Swarnalatha Rangarajan is an Indian academic and writer, specialising in ecocriticism and ecological fiction. She has written a monograph on ecocriticism and has edited books and journals on ecocriticism and Ecosophy. She has published short stories, poetry, and one novel. She is a professor of English at the Department of Humanities and Social Sciences, IIT Madras.

== Academic career ==
Rangarajan studied English at the University of Madras, receiving her MA in 1992 and her MPhil in 1993. In 1999–2000, Rangarajan was a Fulbright pre-doctoral fellow at Harvard University. She took her PhD at the University of Madras in 2002.

She was Professor of English and Comparative Religions at the Department of Humanities in BITS Pilani.

She was Charles Wallace India Trust Visiting Fellow at the Centre for Research in the Arts, Social Sciences and Humanities (CRASSH) at Cambridge University in 2013.

She has been a professor of English at the Department of Humanities and Social Sciences, IIT Madras, since 2010.

She is the founding editor of the Indian Journal of Ecocriticism (IJE) and served as a guest editor for special issues on Indian ecosophy for Canadian journal The Trumpeter. She has published articles on ecocriticism in several journals.

She has co-edited books including Ecoambiguity, Community, and Development: Toward a Politicized Ecocriticism (2014) and Ecocriticism of the Global South (2015). In 2024, she co-edited The Bloomsbury Handbook to the Medical-Environmental Humanities with Scott Slovic and Vidya Sarveswaran.

Her monograph Ecocriticism: Big Ideas and Practical Solutions appeared in 2018.

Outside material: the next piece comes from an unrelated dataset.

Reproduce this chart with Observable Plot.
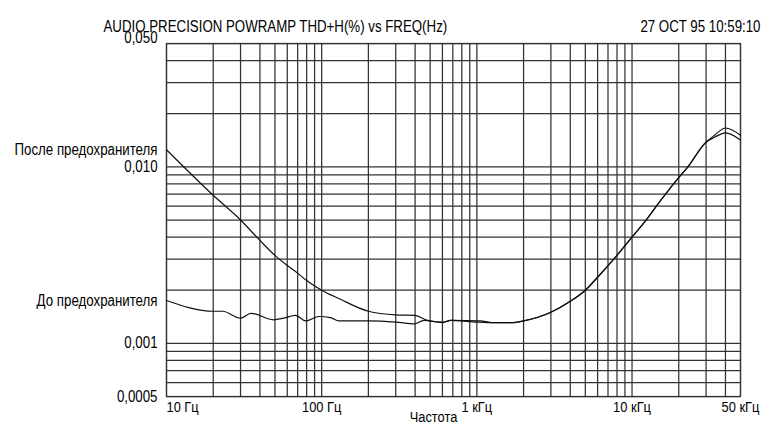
<!DOCTYPE html>
<html>
<head>
<meta charset="utf-8">
<script src="https://cdn.jsdelivr.net/npm/d3@7"></script>
<script src="https://cdn.jsdelivr.net/npm/@observablehq/plot@0.6"></script>
<style>
  html, body { margin: 0; padding: 0; background: #fff; }
  svg text { font-family: "Liberation Sans", Arial, sans-serif; }
</style>
</head>
<body>
<div id="chart"></div>
<script>
const title = "AUDIO PRECISION POWRAMP THD+H(%) vs FREQ(Hz)";
const stamp = "27 OCT 95 10:59:10";
const xLabel = "Частота";

const seriesNames = ["После предохранителя", "До предохранителя"];

const freqAfter = [10, 20, 30, 40, 50, 60, 70, 80, 100, 130, 200, 300, 400, 480, 600, 680, 1000, 1300, 1700, 2000, 3000, 4000, 5000, 6000, 8000, 10000, 12500, 15000, 20000, 22500, 30000, 34000, 40000, 50000];
const thdAfter = [0.0125, 0.0069, 0.0050, 0.00383, 0.00315, 0.00276, 0.0025, 0.00227, 0.0020, 0.00179, 0.00152, 0.00145, 0.00144, 0.00135, 0.00132, 0.00135, 0.00132, 0.00131, 0.00131, 0.00134, 0.0015, 0.00173, 0.0020, 0.00237, 0.00315, 0.0040, 0.00508, 0.00631, 0.0087, 0.0098, 0.0138, 0.0151, 0.0166, 0.0151];

const freqBefore = [10, 20, 23, 30, 35, 49, 57, 68, 79, 96, 114, 129, 200, 300, 400, 455, 600, 680, 1050, 1300, 1700, 2000, 3000, 4000, 5000, 6000, 8000, 10000, 12500, 15000, 20000, 22500, 30000, 34000, 40000, 50000];
const thdBefore = [0.00175, 0.00152, 0.00152, 0.00139, 0.00148, 0.00136, 0.00139, 0.00144, 0.00134, 0.00142, 0.0014, 0.00134, 0.00134, 0.00132, 0.00129, 0.00135, 0.00131, 0.00135, 0.00134, 0.00131, 0.00131, 0.00134, 0.0015, 0.00173, 0.0020, 0.00237, 0.00315, 0.0040, 0.00508, 0.00631, 0.0087, 0.0098, 0.0138, 0.0147, 0.0156, 0.0142];

const xGrid = [10,20,30,40,50,60,70,80,90,100,200,300,400,500,600,700,800,900,1000,2000,3000,4000,5000,6000,7000,8000,9000,10000,20000,30000,40000,50000];
const yGrid = [0.0005,0.0006,0.0007,0.0008,0.0009,0.001,0.002,0.003,0.004,0.005,0.006,0.007,0.008,0.009,0.01,0.02,0.03,0.04,0.05];

const xTickValues = [10, 100, 1000, 10000, 50000];
const xTickLabels = ["10 Гц", "100 Гц", "1 кГц", "10 кГц", "50 кГц"];
const yTickValues = [0.01, 0.001, 0.0005];
const yTickLabels = ["0,010", "0,001", "0,0005"];
const yTopValue = [0.05];
const yTopLabel = ["0,050"];

const after = freqAfter.map((f, i) => ({f, v: thdAfter[i], s: seriesNames[0]}));
const before = freqBefore.map((f, i) => ({f, v: thdBefore[i], s: seriesNames[1]}));
const starts = [after[0], before[0]];
const xTicks = xTickValues.map((v, i) => ({v, label: xTickLabels[i]}));

const font = "\"Liberation Sans\", Arial, sans-serif";

const chart = Plot.plot({
  width: 764,
  height: 427,
  marginLeft: 166,
  marginRight: 24,
  marginTop: 43,
  marginBottom: 31,
  style: {fontFamily: font, fontSize: "15px", color: "#000", background: "#fff"},
  x: {type: "log", domain: [10, 50000], axis: null},
  y: {type: "log", domain: [0.0005, 0.05], axis: null},
  marks: [
    Plot.ruleX(xGrid, {x: d => d, stroke: "#333", strokeWidth: 1.25}),
    Plot.ruleY(yGrid, {y: d => d, stroke: "#333", strokeWidth: 1.25}),
    Plot.frame({stroke: "#333", strokeWidth: 1.25}),
    Plot.line(after, {x: "f", y: "v", curve: "monotone-x", stroke: "#111", strokeWidth: 1.2}),
    Plot.line(before, {x: "f", y: "v", curve: "monotone-x", stroke: "#111", strokeWidth: 1.2}),
    Plot.text(yTickValues, {y: d => d, text: (d, i) => yTickLabels[i], frameAnchor: "left", textAnchor: "end", dx: -9, fontSize: 16, fill: "#000"}),
    Plot.text(yTopValue, {y: d => d, text: (d, i) => yTopLabel[i], frameAnchor: "left", textAnchor: "end", dx: -9, dy: -6, fontSize: 16, fill: "#000"}),
    Plot.text(starts, {y: "v", text: "s", frameAnchor: "left", textAnchor: "end", dx: -9, fontSize: 16, fill: "#000"}),
    Plot.text(xTicks.slice(0, 1), {x: "v", text: "label", frameAnchor: "bottom", dy: 15, textAnchor: "start", fontSize: 15.5, fill: "#000"}),
    Plot.text(xTicks.slice(1), {x: "v", text: "label", frameAnchor: "bottom", dy: 15, textAnchor: "middle", fontSize: 15.5, fill: "#000"}),
    Plot.text([xLabel], {text: d => d, frameAnchor: "bottom", dx: -20, dy: 25, fontSize: 15.5, fill: "#000"}),
    Plot.text([title], {text: d => d, frameAnchor: "top-left", textAnchor: "start", dx: -63, dy: -23, fontSize: 16, fill: "#000"}),
    Plot.text([stamp], {text: d => d, frameAnchor: "top-right", textAnchor: "end", dx: 20, dy: -23, fontSize: 16, fill: "#000"})
  ]
});
document.getElementById("chart").appendChild(chart);
// Condense glyphs horizontally to mimic the narrow Helvetica of the original plot
d3.select(chart).selectAll("text").each(function() {
  const w = this.getComputedTextLength();
  if (w > 0) {
    this.setAttribute("textLength", (w * 0.83).toFixed(1));
    this.setAttribute("lengthAdjust", "spacingAndGlyphs");
  }
});
</script>
</body>
</html>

She co-translated Mayilamma: The Life of a Tribal Eco-Warrior (Orient Blackswan, 2018) and co-edited a collection of interviews with contemporary women writers from Tamil Nadu, Lifescapes: Interviews with Contemporary Women Writers from Tamil Nadu, in 2019.

==Writing career==
Rangarajan's short fiction has been published in journals including South Asian Review, New Asian Writing, India Currents, Asia Writes, and Out of Print Magazine. Her poetry has appeared in the collection All the Worlds Between (Yoda Press, 2017) and in Muse India.

Her first novel, Final Instructions (Authorspress), was published in 2015. It is inspired by the Bhopal disaster.